Leave out the pictures and copy everything else below exactly.

RECORDED INFORMATION:
+===+

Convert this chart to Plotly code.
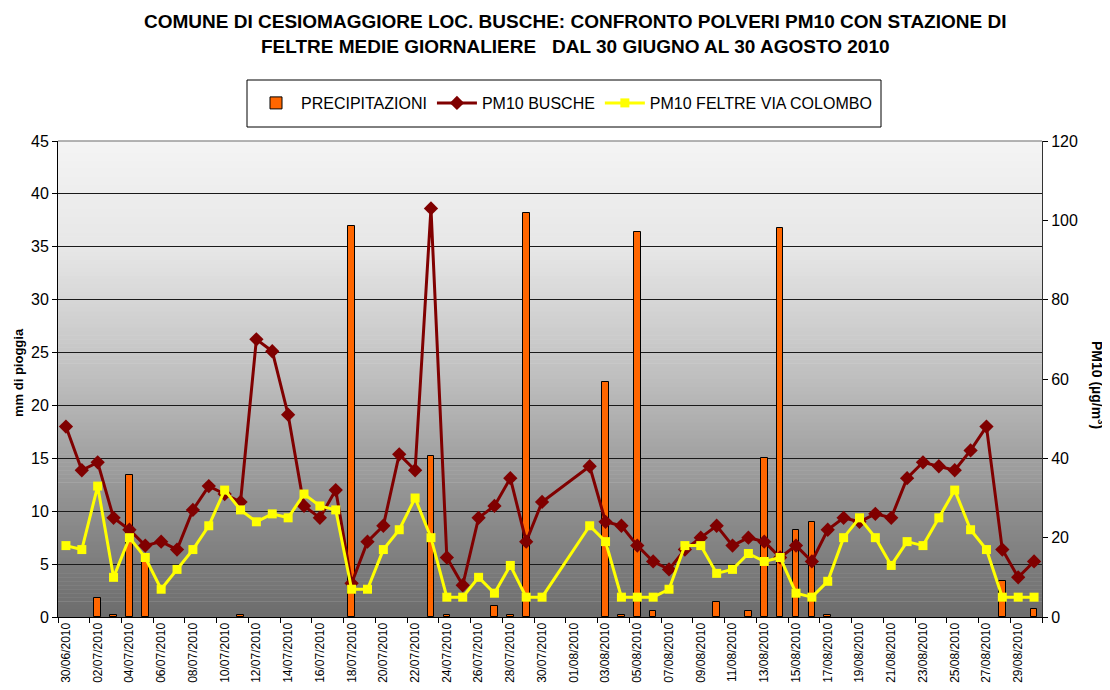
import plotly.graph_objects as go
import pandas as pd

# ---- data ----
dates = [d.strftime("%d/%m/%Y") for d in pd.date_range("2010-06-30", "2010-08-30", freq="D")]

precipitazioni = [
    None, None, 1.8, 0.2, 13.4, 6.0, None, None, None, None,   # 30/06 - 09/07
    None, 0.2, None, None, None, None, None, None, 37.0, None,  # 10/07 - 19/07
    None, None, None, 15.2, 0.2, None, None, 1.0, 0.2, 38.2,    # 20/07 - 29/07
    None, None, None, None, 22.2, 0.2, 36.4, 0.6, None, None,   # 30/07 - 08/08
    None, 1.4, None, 0.6, 15.0, 36.8, 8.2, 9.0, 0.2, None,      # 09/08 - 18/08
    None, None, None, None, None, None, None, None, None, 3.4,  # 19/08 - 28/08
    None, 0.8                                                   # 29/08 - 30/08
]

pm10_busche = [
    48, 37, 39, 25, 22, 18, 19, 17, 27, 33,
    31, 29, 70, 67, 51, 28, 25, 32, 8.5, 19,
    23, 41, 37, 103, 15, 8, 25, 28, 35, 19,
    29, None, None, 38, 24, 23, 18, 14, 12, 17,
    20, 23, 18, 20, 19, 15, 18, 14, 22, 25,
    24, 26, 25, 35, 39, 38, 37, 42, 48, 17,
    10, 14
]

pm10_feltre = [
    18, 17, 33, 10, 20, 15, 7, 12, 17, 23,
    32, 27, 24, 26, 25, 31, 28, 27, 7, 7,
    17, 22, 30, 20, 5, 5, 10, 6, 13, 5,
    5, None, None, 23, 19, 5, 5, 5, 7, 18,
    18, 11, 12, 16, 14, 15, 6, 5, 9, 20,
    25, 20, 13, 19, 18, 25, 32, 22, 17, 5,
    5, 5
]

left_ticks = [0, 5, 10, 15, 20, 25, 30, 35, 40, 45]
right_ticks = [0, 20, 40, 60, 80, 100, 120]

FONT = "Arial, Liberation Sans, sans-serif"

# page is rendered with an 8px body margin; plot area wanted at page x 58..1042, y 141..617
PX0, PX1, PY0, PY1 = 58, 1042, 141, 617
PW, PH = PX1 - PX0, PY1 - PY0
def px(x):
    return (x - PX0) / PW
def py(y):
    return (PY1 - y) / PH

fig = go.Figure()

fig.add_trace(go.Bar(
    x=dates, y=precipitazioni, name="PRECIPITAZIONI",
    marker=dict(color="#FF6600", line=dict(color="#000000", width=1)),
    width=0.42, yaxis="y",
))
fig.add_trace(go.Scatter(
    x=dates, y=pm10_busche, name="PM10 BUSCHE", yaxis="y2",
    mode="lines+markers", connectgaps=True,
    line=dict(color="#800000", width=3),
    marker=dict(symbol="diamond", size=11, color="#800000"),
))
fig.add_trace(go.Scatter(
    x=dates, y=pm10_feltre, name="PM10 FELTRE VIA COLOMBO", yaxis="y2",
    mode="lines+markers", connectgaps=True,
    line=dict(color="#FFFF00", width=3),
    marker=dict(symbol="square", size=9, color="#FFFF00"),
))

# vertical gradient background of the plot area (style only)
stops = [(0.0, 244), (0.23, 230), (0.50, 190), (0.75, 146), (1.0, 108)]
def shade(t):
    for (t0, c0), (t1, c1) in zip(stops[:-1], stops[1:]):
        if t0 <= t <= t1:
            return c0 + (c1 - c0) * (t - t0) / (t1 - t0)
    return stops[-1][1]
n = 120
shapes = []
for k in range(n):
    t = (k + 0.5) / n
    c = int(round(shade(t)))
    shapes.append(dict(
        type="rect", xref="paper", yref="paper", layer="below",
        x0=0, x1=1, y0=max(0, 1 - (k + 1) / n - 0.001), y1=1 - k / n,
        fillcolor=f"rgb({c},{c},{c})", line=dict(width=0),
    ))
# light top border of the plot area
shapes.append(dict(type="line", xref="paper", yref="paper", layer="above",
                   x0=0, x1=1, y0=1, y1=1, line=dict(color="#9a9a9a", width=1.5)))
# legend frame
shapes.append(dict(type="rect", xref="paper", yref="paper", layer="below",
                   x0=px(247), x1=px(881), y0=py(127), y1=py(80),
                   fillcolor="#FFFFFF", line=dict(color="#000000", width=1)))

annotations = [
    dict(text="<b>COMUNE DI CESIOMAGGIORE LOC. BUSCHE: CONFRONTO POLVERI PM10 CON STAZIONE DI</b>",
         xref="paper", yref="paper", x=px(575), y=py(21), xanchor="center", yanchor="middle",
         showarrow=False, font=dict(size=19, color="#000000", family=FONT)),
    dict(text="<b>FELTRE MEDIE GIORNALIERE   DAL 30 GIUGNO AL 30 AGOSTO 2010</b>",
         xref="paper", yref="paper", x=px(575), y=py(46), xanchor="center", yanchor="middle",
         showarrow=False, font=dict(size=19, color="#000000", family=FONT)),
    dict(text="<b>mm di pioggia</b>", xref="paper", yref="paper",
         x=px(18), y=py(373), xanchor="center", yanchor="middle",
         textangle=-90, showarrow=False,
         font=dict(size=13, color="#000000", family=FONT)),
    dict(text="<b>PM10 (µg/m<sup>3</sup>)</b>", xref="paper", yref="paper",
         x=px(1098), y=py(385), xanchor="center", yanchor="middle",
         textangle=90, showarrow=False,
         font=dict(size=14, color="#000000", family=FONT)),
]

fig.update_layout(
    width=1102, height=682,
    margin=dict(l=PX0 - 8, r=1110 - PX1, t=PY0 - 8, b=690 - PY1),
    paper_bgcolor="#FFFFFF", plot_bgcolor="#F2F2F2",
    font=dict(family=FONT, color="#000000"),
    showlegend=True,
    legend=dict(orientation="h", x=px(564), xanchor="center",
                y=py(103), yanchor="middle",
                bgcolor="rgba(0,0,0,0)", borderwidth=0,
                font=dict(size=16, family=FONT, color="#000000"),
                itemwidth=40, traceorder="normal"),
    bargap=0,
    shapes=shapes,
    annotations=annotations,
    xaxis=dict(
        type="category", tickmode="linear", tick0=0, dtick=2,
        tickson="boundaries", ticks="outside", ticklen=5, tickcolor="#000000",
        tickangle=-90, tickfont=dict(size=12, family=FONT, color="#000000"),
        showgrid=False, showline=True, linecolor="#000000", linewidth=1,
        range=[-0.5, 61.5], automargin=False,
    ),
    yaxis=dict(
        range=[0, 45], tickmode="array", tickvals=left_ticks,
        ticks="outside", ticklen=5, tickcolor="#000000",
        tickfont=dict(size=16, family=FONT, color="#000000"),
        showgrid=True, gridcolor="#1a1a1a", gridwidth=1,
        showline=True, linecolor="#000000", linewidth=1,
        zeroline=False, automargin=False,
    ),
    yaxis2=dict(
        range=[0, 120], overlaying="y", side="right",
        tickmode="array", tickvals=right_ticks,
        ticks="outside", ticklen=5, tickcolor="#000000",
        tickfont=dict(size=16, family=FONT, color="#000000"),
        showgrid=False, showline=True, linecolor="#333333", linewidth=1,
        zeroline=False, automargin=False,
    ),
)

fig.write_html("out.html")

+===+

EXERCISE RESULT:
Convert this chart to Plotly code.
import plotly.graph_objects as go
import pandas as pd

# ---- data ----
dates = [d.strftime("%d/%m/%Y") for d in pd.date_range("2010-06-30", "2010-08-30", freq="D")]

precipitazioni = [
    None, None, 1.8, 0.2, 13.4, 6.0, None, None, None, None,   # 30/06 - 09/07
    None, 0.2, None, None, None, None, None, None, 37.0, None,  # 10/07 - 19/07
    None, None, None, 15.2, 0.2, None, None, 1.0, 0.2, 38.2,    # 20/07 - 29/07
    None, None, None, None, 22.2, 0.2, 36.4, 0.6, None, None,   # 30/07 - 08/08
    None, 1.4, None, 0.6, 15.0, 36.8, 8.2, 9.0, 0.2, None,      # 09/08 - 18/08
    None, None, None, None, None, None, None, None, None, 3.4,  # 19/08 - 28/08
    None, 0.8                                                   # 29/08 - 30/08
]

pm10_busche = [
    48, 37, 39, 25, 22, 18, 19, 17, 27, 33,
    31, 29, 70, 67, 51, 28, 25, 32, 8.5, 19,
    23, 41, 37, 103, 15, 8, 25, 28, 35, 19,
    29, None, None, 38, 24, 23, 18, 14, 12, 17,
    20, 23, 18, 20, 19, 15, 18, 14, 22, 25,
    24, 26, 25, 35, 39, 38, 37, 42, 48, 17,
    10, 14
]

pm10_feltre = [
    18, 17, 33, 10, 20, 15, 7, 12, 17, 23,
    32, 27, 24, 26, 25, 31, 28, 27, 7, 7,
    17, 22, 30, 20, 5, 5, 10, 6, 13, 5,
    5, None, None, 23, 19, 5, 5, 5, 7, 18,
    18, 11, 12, 16, 14, 15, 6, 5, 9, 20,
    25, 20, 13, 19, 18, 25, 32, 22, 17, 5,
    5, 5
]

left_ticks = [0, 5, 10, 15, 20, 25, 30, 35, 40, 45]
right_ticks = [0, 20, 40, 60, 80, 100, 120]

FONT = "Arial, Liberation Sans, sans-serif"

# page is rendered with an 8px body margin; plot area wanted at page x 58..1042, y 141..617
PX0, PX1, PY0, PY1 = 58, 1042, 141, 617
PW, PH = PX1 - PX0, PY1 - PY0
def px(x):
    return (x - PX0) / PW
def py(y):
    return (PY1 - y) / PH

fig = go.Figure()

fig.add_trace(go.Bar(
    x=dates, y=precipitazioni, name="PRECIPITAZIONI",
    marker=dict(color="#FF6600", line=dict(color="#000000", width=1)),
    width=0.42, yaxis="y",
))
fig.add_trace(go.Scatter(
    x=dates, y=pm10_busche, name="PM10 BUSCHE", yaxis="y2",
    mode="lines+markers", connectgaps=True,
    line=dict(color="#800000", width=3),
    marker=dict(symbol="diamond", size=11, color="#800000"),
))
fig.add_trace(go.Scatter(
    x=dates, y=pm10_feltre, name="PM10 FELTRE VIA COLOMBO", yaxis="y2",
    mode="lines+markers", connectgaps=True,
    line=dict(color="#FFFF00", width=3),
    marker=dict(symbol="square", size=9, color="#FFFF00"),
))

# vertical gradient background of the plot area (style only)
stops = [(0.0, 244), (0.23, 230), (0.50, 190), (0.75, 146), (1.0, 108)]
def shade(t):
    for (t0, c0), (t1, c1) in zip(stops[:-1], stops[1:]):
        if t0 <= t <= t1:
            return c0 + (c1 - c0) * (t - t0) / (t1 - t0)
    return stops[-1][1]
n = 120
shapes = []
for k in range(n):
    t = (k + 0.5) / n
    c = int(round(shade(t)))
    shapes.append(dict(
        type="rect", xref="paper", yref="paper", layer="below",
        x0=0, x1=1, y0=max(0, 1 - (k + 1) / n - 0.001), y1=1 - k / n,
        fillcolor=f"rgb({c},{c},{c})", line=dict(width=0),
    ))
# light top border of the plot area
shapes.append(dict(type="line", xref="paper", yref="paper", layer="above",
                   x0=0, x1=1, y0=1, y1=1, line=dict(color="#9a9a9a", width=1.5)))
# legend frame
shapes.append(dict(type="rect", xref="paper", yref="paper", layer="below",
                   x0=px(247), x1=px(881), y0=py(127), y1=py(80),
                   fillcolor="#FFFFFF", line=dict(color="#000000", width=1)))

annotations = [
    dict(text="<b>COMUNE DI CESIOMAGGIORE LOC. BUSCHE: CONFRONTO POLVERI PM10 CON STAZIONE DI</b>",
         xref="paper", yref="paper", x=px(575), y=py(21), xanchor="center", yanchor="middle",
         showarrow=False, font=dict(size=19, color="#000000", family=FONT)),
    dict(text="<b>FELTRE MEDIE GIORNALIERE   DAL 30 GIUGNO AL 30 AGOSTO 2010</b>",
         xref="paper", yref="paper", x=px(575), y=py(46), xanchor="center", yanchor="middle",
         showarrow=False, font=dict(size=19, color="#000000", family=FONT)),
    dict(text="<b>mm di pioggia</b>", xref="paper", yref="paper",
         x=px(18), y=py(373), xanchor="center", yanchor="middle",
         textangle=-90, showarrow=False,
         font=dict(size=13, color="#000000", family=FONT)),
    dict(text="<b>PM10 (µg/m<sup>3</sup>)</b>", xref="paper", yref="paper",
         x=px(1098), y=py(385), xanchor="center", yanchor="middle",
         textangle=90, showarrow=False,
         font=dict(size=14, color="#000000", family=FONT)),
]

fig.update_layout(
    width=1102, height=682,
    margin=dict(l=PX0 - 8, r=1110 - PX1, t=PY0 - 8, b=690 - PY1),
    paper_bgcolor="#FFFFFF", plot_bgcolor="#F2F2F2",
    font=dict(family=FONT, color="#000000"),
    showlegend=True,
    legend=dict(orientation="h", x=px(564), xanchor="center",
                y=py(103), yanchor="middle",
                bgcolor="rgba(0,0,0,0)", borderwidth=0,
                font=dict(size=16, family=FONT, color="#000000"),
                itemwidth=40, traceorder="normal"),
    bargap=0,
    shapes=shapes,
    annotations=annotations,
    xaxis=dict(
        type="category", tickmode="linear", tick0=0, dtick=2,
        tickson="boundaries", ticks="outside", ticklen=5, tickcolor="#000000",
        tickangle=-90, tickfont=dict(size=12, family=FONT, color="#000000"),
        showgrid=False, showline=True, linecolor="#000000", linewidth=1,
        range=[-0.5, 61.5], automargin=False,
    ),
    yaxis=dict(
        range=[0, 45], tickmode="array", tickvals=left_ticks,
        ticks="outside", ticklen=5, tickcolor="#000000",
        tickfont=dict(size=16, family=FONT, color="#000000"),
        showgrid=True, gridcolor="#1a1a1a", gridwidth=1,
        showline=True, linecolor="#000000", linewidth=1,
        zeroline=False, automargin=False,
    ),
    yaxis2=dict(
        range=[0, 120], overlaying="y", side="right",
        tickmode="array", tickvals=right_ticks,
        ticks="outside", ticklen=5, tickcolor="#000000",
        tickfont=dict(size=16, family=FONT, color="#000000"),
        showgrid=False, showline=True, linecolor="#333333", linewidth=1,
        zeroline=False, automargin=False,
    ),
)

fig.write_html("out.html")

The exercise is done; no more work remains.